Ideally, you stop the gold plating. Gold plating frequently indicates one or more organizational problems, such as:

  • The organization does not understand that gold plating is a problem and that there is a high cost for this unnecessary development in the form of additional testing, documentation, and maintenance.
  • The development process is not well-defined and the organization has not established a process for development which adheres to the requirements.
  • The development process is well-defined, but management has either failed to communicate it or failed to enforce it.

If there is an organizational problem, it will typically take some time to fix. Unfortunately, while product managers can be the catalyst for organizational change, we typically do not have the authority to impose change. If you can’t immediately stop the gold plating, how do you address this situation?

Features have been added to the system, so the entire team needs to know about them in order to properly address them: the documentation team will need to write about them, the quality assurance team will need to test them, etc. The information about these features should be added to the documents used within your organization to understand the capabilities of the system. If you have design documents, it will fit nicely there.
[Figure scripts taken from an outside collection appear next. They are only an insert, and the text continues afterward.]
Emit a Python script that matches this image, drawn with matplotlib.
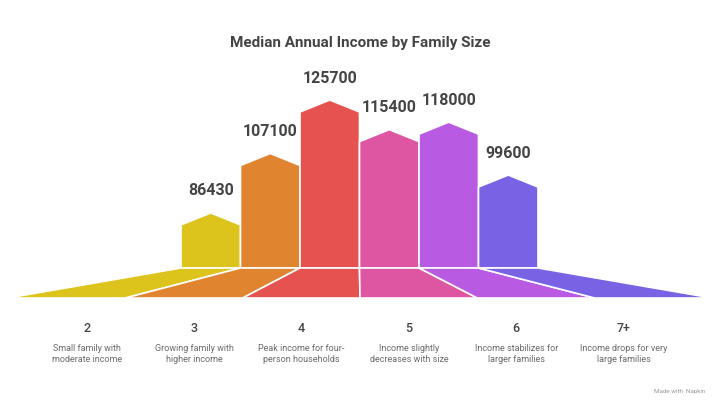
import matplotlib.pyplot as plt
from matplotlib.patches import Polygon

plt.rcParams['font.family'] = ['Roboto', 'DejaVu Sans']

family_size = ['2', '3', '4', '5', '6', '7+']
income = [86430, 107100, 125700, 115400, 118000, 99600]
notes = ['Small family with\nmoderate income',
         'Growing family with\nhigher income',
         'Peak income for four-\nperson households',
         'Income slightly\ndecreases with size',
         'Income stabilizes for\nlarger families',
         'Income drops for very\nlarge families']
colors = ['#DCC41C', '#E0842F', '#E5524F', '#DE56A2', '#B95AE2', '#7A62E5']

fig = plt.figure(figsize=(7.2, 4.04), dpi=100)
ax = fig.add_axes([0, 0, 1, 1])
# x in pixels, y in income units (axis floor near 67k)
base = 67270
px = 0.002875  # pixels per dollar
ax.set_xlim(0, 720)
ax.set_ylim(base - 136 / px, base + 268 / px)
ax.axis('off')

bar_w = 59.5
x0 = 181
peak = 12 / px
floor_h = 30 / px
bot_x0 = 8
bot_w = (712 - 8) / 6

for i, v in enumerate(income):
    l = x0 + i * bar_w
    r = l + bar_w
    pts = [(l, base), (l, v - peak), ((l + r) / 2, v), (r, v - peak), (r, base)]
    ax.add_patch(Polygon(pts, closed=True, fc=colors[i], ec='white', lw=1.2, zorder=2))
    bl = bot_x0 + i * bot_w
    br = bl + bot_w
    fl = [(l, base), (r, base), (br, base - floor_h), (bl, base - floor_h)]
    ax.add_patch(Polygon(fl, closed=True, fc=colors[i], ec='white', lw=1.2, zorder=2))
    ax.text((l + r) / 2, v + 22 / px, str(v), ha='center', va='center',
            fontsize=11.5, fontweight='bold', color='#444444')

lab_x0 = 87
lab_dx = 107.3
for i, (s, n) in enumerate(zip(family_size, notes)):
    fig.text((lab_x0 + i * lab_dx) / 720, 1 - 328 / 404, s, ha='center', va='center',
             fontsize=9, fontweight='medium', color='#444444')
    fig.text((lab_x0 + i * lab_dx) / 720, 1 - 354 / 404, n, ha='center', va='center',
             fontsize=6.5, color='#6a6a6a', linespacing=1.35)

fig.text(0.5, 1 - 43 / 404, 'Median Annual Income by Family Size', ha='center', va='center',
         fontsize=11, fontweight='bold', color='#444444')
fig.text(705 / 720, 1 - 392 / 404, 'Made with  Napkin', ha='right', va='center',
         fontsize=4.5, color='#999999')

fig.savefig('out.png', dpi=100)
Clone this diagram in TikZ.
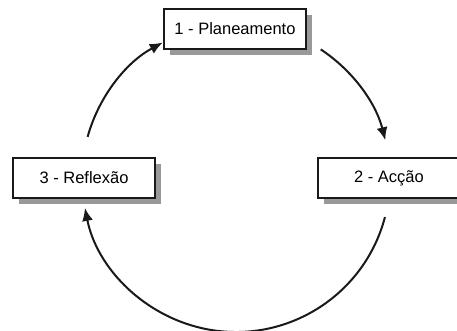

When the requirements documents are the primary documents used to understand the capabilities of the system, my line of reasoning says the information belongs there. However, these new features are really not requirements because the business unit has not asked for them. What’s a product manager to do?

I was recently faced with this situation. After soliciting advice from my colleagues, I decided the best approach would be to add the information about these features to an appendix in the Software Requirements Specification. It worked well as features were documented in an obvious location, yet not presented as requirements.

And, for those of you who are wondering, yes, the entire team is working on process improvement as well.